What to produce: Repeat the material in full. Keep every line exactly as it is.
────
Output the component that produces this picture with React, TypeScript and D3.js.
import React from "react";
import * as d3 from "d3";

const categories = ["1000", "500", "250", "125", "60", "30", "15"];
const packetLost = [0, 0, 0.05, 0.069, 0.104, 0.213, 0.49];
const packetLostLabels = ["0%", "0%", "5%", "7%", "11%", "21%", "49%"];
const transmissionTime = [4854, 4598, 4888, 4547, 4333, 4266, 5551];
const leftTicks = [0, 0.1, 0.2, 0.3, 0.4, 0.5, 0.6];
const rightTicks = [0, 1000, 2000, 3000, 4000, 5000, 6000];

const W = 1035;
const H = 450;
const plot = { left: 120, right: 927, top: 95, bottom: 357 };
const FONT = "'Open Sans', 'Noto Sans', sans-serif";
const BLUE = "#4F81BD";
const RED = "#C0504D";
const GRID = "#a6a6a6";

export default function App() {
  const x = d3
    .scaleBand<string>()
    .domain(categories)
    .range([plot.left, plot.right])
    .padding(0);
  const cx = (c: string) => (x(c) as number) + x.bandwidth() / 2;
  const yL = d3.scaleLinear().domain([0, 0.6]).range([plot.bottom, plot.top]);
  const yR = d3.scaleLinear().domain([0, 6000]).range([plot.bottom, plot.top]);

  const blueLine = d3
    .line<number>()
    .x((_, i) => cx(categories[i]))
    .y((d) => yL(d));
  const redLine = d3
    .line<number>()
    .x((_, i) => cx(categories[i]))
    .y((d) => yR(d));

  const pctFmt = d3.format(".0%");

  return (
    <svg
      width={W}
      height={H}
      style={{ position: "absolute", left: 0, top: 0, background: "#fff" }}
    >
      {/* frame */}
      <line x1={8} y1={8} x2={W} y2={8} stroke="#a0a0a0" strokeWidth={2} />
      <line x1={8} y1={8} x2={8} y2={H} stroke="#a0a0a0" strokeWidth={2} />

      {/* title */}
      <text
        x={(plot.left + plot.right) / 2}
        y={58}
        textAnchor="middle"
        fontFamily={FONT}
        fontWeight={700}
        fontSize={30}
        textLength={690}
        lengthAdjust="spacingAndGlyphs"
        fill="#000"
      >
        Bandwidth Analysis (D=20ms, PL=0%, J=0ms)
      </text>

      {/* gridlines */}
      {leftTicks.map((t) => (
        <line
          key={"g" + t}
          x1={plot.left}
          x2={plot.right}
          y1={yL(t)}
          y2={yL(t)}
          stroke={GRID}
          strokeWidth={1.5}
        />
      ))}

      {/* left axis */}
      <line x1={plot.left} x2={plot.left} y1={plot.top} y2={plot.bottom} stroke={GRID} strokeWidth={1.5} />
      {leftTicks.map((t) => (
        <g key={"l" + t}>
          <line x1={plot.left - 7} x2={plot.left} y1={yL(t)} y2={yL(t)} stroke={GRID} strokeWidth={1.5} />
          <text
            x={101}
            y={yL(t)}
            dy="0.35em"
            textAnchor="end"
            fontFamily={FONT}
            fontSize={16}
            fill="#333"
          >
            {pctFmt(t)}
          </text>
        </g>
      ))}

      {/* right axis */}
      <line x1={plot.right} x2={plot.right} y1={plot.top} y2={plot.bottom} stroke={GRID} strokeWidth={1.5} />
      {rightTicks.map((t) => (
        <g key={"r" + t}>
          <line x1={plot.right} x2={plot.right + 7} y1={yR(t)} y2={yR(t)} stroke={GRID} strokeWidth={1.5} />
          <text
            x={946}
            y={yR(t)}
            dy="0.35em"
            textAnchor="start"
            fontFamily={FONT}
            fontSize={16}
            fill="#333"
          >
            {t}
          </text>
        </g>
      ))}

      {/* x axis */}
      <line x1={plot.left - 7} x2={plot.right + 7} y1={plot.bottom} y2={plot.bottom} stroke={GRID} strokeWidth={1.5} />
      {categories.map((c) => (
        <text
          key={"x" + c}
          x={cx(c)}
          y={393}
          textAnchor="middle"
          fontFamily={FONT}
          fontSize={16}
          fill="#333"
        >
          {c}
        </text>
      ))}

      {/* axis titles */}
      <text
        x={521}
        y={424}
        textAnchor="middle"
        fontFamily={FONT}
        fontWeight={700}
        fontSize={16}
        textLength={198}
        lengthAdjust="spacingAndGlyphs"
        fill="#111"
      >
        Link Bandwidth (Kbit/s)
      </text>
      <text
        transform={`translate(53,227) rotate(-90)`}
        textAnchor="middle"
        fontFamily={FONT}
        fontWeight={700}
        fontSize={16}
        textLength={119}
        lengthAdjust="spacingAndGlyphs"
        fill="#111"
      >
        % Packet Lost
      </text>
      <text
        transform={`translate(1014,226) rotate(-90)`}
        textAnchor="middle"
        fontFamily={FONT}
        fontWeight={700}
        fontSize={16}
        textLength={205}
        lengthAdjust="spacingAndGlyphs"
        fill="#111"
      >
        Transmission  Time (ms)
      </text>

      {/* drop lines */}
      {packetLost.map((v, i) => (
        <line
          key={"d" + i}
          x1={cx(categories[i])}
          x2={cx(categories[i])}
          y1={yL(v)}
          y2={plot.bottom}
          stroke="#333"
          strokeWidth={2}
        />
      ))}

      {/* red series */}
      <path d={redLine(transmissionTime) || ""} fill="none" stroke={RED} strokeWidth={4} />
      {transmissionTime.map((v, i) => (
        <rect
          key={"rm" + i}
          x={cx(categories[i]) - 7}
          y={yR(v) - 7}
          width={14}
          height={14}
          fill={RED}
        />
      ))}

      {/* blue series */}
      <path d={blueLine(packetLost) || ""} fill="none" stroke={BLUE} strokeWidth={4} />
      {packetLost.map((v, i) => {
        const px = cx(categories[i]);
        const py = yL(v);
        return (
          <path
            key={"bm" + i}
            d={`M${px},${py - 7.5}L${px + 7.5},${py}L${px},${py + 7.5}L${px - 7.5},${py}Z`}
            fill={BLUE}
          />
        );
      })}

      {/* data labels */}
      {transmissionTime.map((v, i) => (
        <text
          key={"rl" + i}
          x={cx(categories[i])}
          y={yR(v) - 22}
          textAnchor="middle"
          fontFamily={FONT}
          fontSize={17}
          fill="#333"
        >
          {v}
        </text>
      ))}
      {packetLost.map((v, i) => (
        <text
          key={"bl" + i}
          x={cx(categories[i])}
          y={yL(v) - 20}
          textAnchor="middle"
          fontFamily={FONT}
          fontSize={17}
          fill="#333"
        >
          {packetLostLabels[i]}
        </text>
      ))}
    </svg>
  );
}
────
Complete response:
Output the component that produces this picture with React, TypeScript and D3.js.
import React from "react";
import * as d3 from "d3";

const categories = ["1000", "500", "250", "125", "60", "30", "15"];
const packetLost = [0, 0, 0.05, 0.069, 0.104, 0.213, 0.49];
const packetLostLabels = ["0%", "0%", "5%", "7%", "11%", "21%", "49%"];
const transmissionTime = [4854, 4598, 4888, 4547, 4333, 4266, 5551];
const leftTicks = [0, 0.1, 0.2, 0.3, 0.4, 0.5, 0.6];
const rightTicks = [0, 1000, 2000, 3000, 4000, 5000, 6000];

const W = 1035;
const H = 450;
const plot = { left: 120, right: 927, top: 95, bottom: 357 };
const FONT = "'Open Sans', 'Noto Sans', sans-serif";
const BLUE = "#4F81BD";
const RED = "#C0504D";
const GRID = "#a6a6a6";

export default function App() {
  const x = d3
    .scaleBand<string>()
    .domain(categories)
    .range([plot.left, plot.right])
    .padding(0);
  const cx = (c: string) => (x(c) as number) + x.bandwidth() / 2;
  const yL = d3.scaleLinear().domain([0, 0.6]).range([plot.bottom, plot.top]);
  const yR = d3.scaleLinear().domain([0, 6000]).range([plot.bottom, plot.top]);

  const blueLine = d3
    .line<number>()
    .x((_, i) => cx(categories[i]))
    .y((d) => yL(d));
  const redLine = d3
    .line<number>()
    .x((_, i) => cx(categories[i]))
    .y((d) => yR(d));

  const pctFmt = d3.format(".0%");

  return (
    <svg
      width={W}
      height={H}
      style={{ position: "absolute", left: 0, top: 0, background: "#fff" }}
    >
      {/* frame */}
      <line x1={8} y1={8} x2={W} y2={8} stroke="#a0a0a0" strokeWidth={2} />
      <line x1={8} y1={8} x2={8} y2={H} stroke="#a0a0a0" strokeWidth={2} />

      {/* title */}
      <text
        x={(plot.left + plot.right) / 2}
        y={58}
        textAnchor="middle"
        fontFamily={FONT}
        fontWeight={700}
        fontSize={30}
        textLength={690}
        lengthAdjust="spacingAndGlyphs"
        fill="#000"
      >
        Bandwidth Analysis (D=20ms, PL=0%, J=0ms)
      </text>

      {/* gridlines */}
      {leftTicks.map((t) => (
        <line
          key={"g" + t}
          x1={plot.left}
          x2={plot.right}
          y1={yL(t)}
          y2={yL(t)}
          stroke={GRID}
          strokeWidth={1.5}
        />
      ))}

      {/* left axis */}
      <line x1={plot.left} x2={plot.left} y1={plot.top} y2={plot.bottom} stroke={GRID} strokeWidth={1.5} />
      {leftTicks.map((t) => (
        <g key={"l" + t}>
          <line x1={plot.left - 7} x2={plot.left} y1={yL(t)} y2={yL(t)} stroke={GRID} strokeWidth={1.5} />
          <text
            x={101}
            y={yL(t)}
            dy="0.35em"
            textAnchor="end"
            fontFamily={FONT}
            fontSize={16}
            fill="#333"
          >
            {pctFmt(t)}
          </text>
        </g>
      ))}

      {/* right axis */}
      <line x1={plot.right} x2={plot.right} y1={plot.top} y2={plot.bottom} stroke={GRID} strokeWidth={1.5} />
      {rightTicks.map((t) => (
        <g key={"r" + t}>
          <line x1={plot.right} x2={plot.right + 7} y1={yR(t)} y2={yR(t)} stroke={GRID} strokeWidth={1.5} />
          <text
            x={946}
            y={yR(t)}
            dy="0.35em"
            textAnchor="start"
            fontFamily={FONT}
            fontSize={16}
            fill="#333"
          >
            {t}
          </text>
        </g>
      ))}

      {/* x axis */}
      <line x1={plot.left - 7} x2={plot.right + 7} y1={plot.bottom} y2={plot.bottom} stroke={GRID} strokeWidth={1.5} />
      {categories.map((c) => (
        <text
          key={"x" + c}
          x={cx(c)}
          y={393}
          textAnchor="middle"
          fontFamily={FONT}
          fontSize={16}
          fill="#333"
        >
          {c}
        </text>
      ))}

      {/* axis titles */}
      <text
        x={521}
        y={424}
        textAnchor="middle"
        fontFamily={FONT}
        fontWeight={700}
        fontSize={16}
        textLength={198}
        lengthAdjust="spacingAndGlyphs"
        fill="#111"
      >
        Link Bandwidth (Kbit/s)
      </text>
      <text
        transform={`translate(53,227) rotate(-90)`}
        textAnchor="middle"
        fontFamily={FONT}
        fontWeight={700}
        fontSize={16}
        textLength={119}
        lengthAdjust="spacingAndGlyphs"
        fill="#111"
      >
        % Packet Lost
      </text>
      <text
        transform={`translate(1014,226) rotate(-90)`}
        textAnchor="middle"
        fontFamily={FONT}
        fontWeight={700}
        fontSize={16}
        textLength={205}
        lengthAdjust="spacingAndGlyphs"
        fill="#111"
      >
        Transmission  Time (ms)
      </text>

      {/* drop lines */}
      {packetLost.map((v, i) => (
        <line
          key={"d" + i}
          x1={cx(categories[i])}
          x2={cx(categories[i])}
          y1={yL(v)}
          y2={plot.bottom}
          stroke="#333"
          strokeWidth={2}
        />
      ))}

      {/* red series */}
      <path d={redLine(transmissionTime) || ""} fill="none" stroke={RED} strokeWidth={4} />
      {transmissionTime.map((v, i) => (
        <rect
          key={"rm" + i}
          x={cx(categories[i]) - 7}
          y={yR(v) - 7}
          width={14}
          height={14}
          fill={RED}
        />
      ))}

      {/* blue series */}
      <path d={blueLine(packetLost) || ""} fill="none" stroke={BLUE} strokeWidth={4} />
      {packetLost.map((v, i) => {
        const px = cx(categories[i]);
        const py = yL(v);
        return (
          <path
            key={"bm" + i}
            d={`M${px},${py - 7.5}L${px + 7.5},${py}L${px},${py + 7.5}L${px - 7.5},${py}Z`}
            fill={BLUE}
          />
        );
      })}

      {/* data labels */}
      {transmissionTime.map((v, i) => (
        <text
          key={"rl" + i}
          x={cx(categories[i])}
          y={yR(v) - 22}
          textAnchor="middle"
          fontFamily={FONT}
          fontSize={17}
          fill="#333"
        >
          {v}
        </text>
      ))}
      {packetLost.map((v, i) => (
        <text
          key={"bl" + i}
          x={cx(categories[i])}
          y={yL(v) - 20}
          textAnchor="middle"
          fontFamily={FONT}
          fontSize={17}
          fill="#333"
        >
          {packetLostLabels[i]}
        </text>
      ))}
    </svg>
  );
}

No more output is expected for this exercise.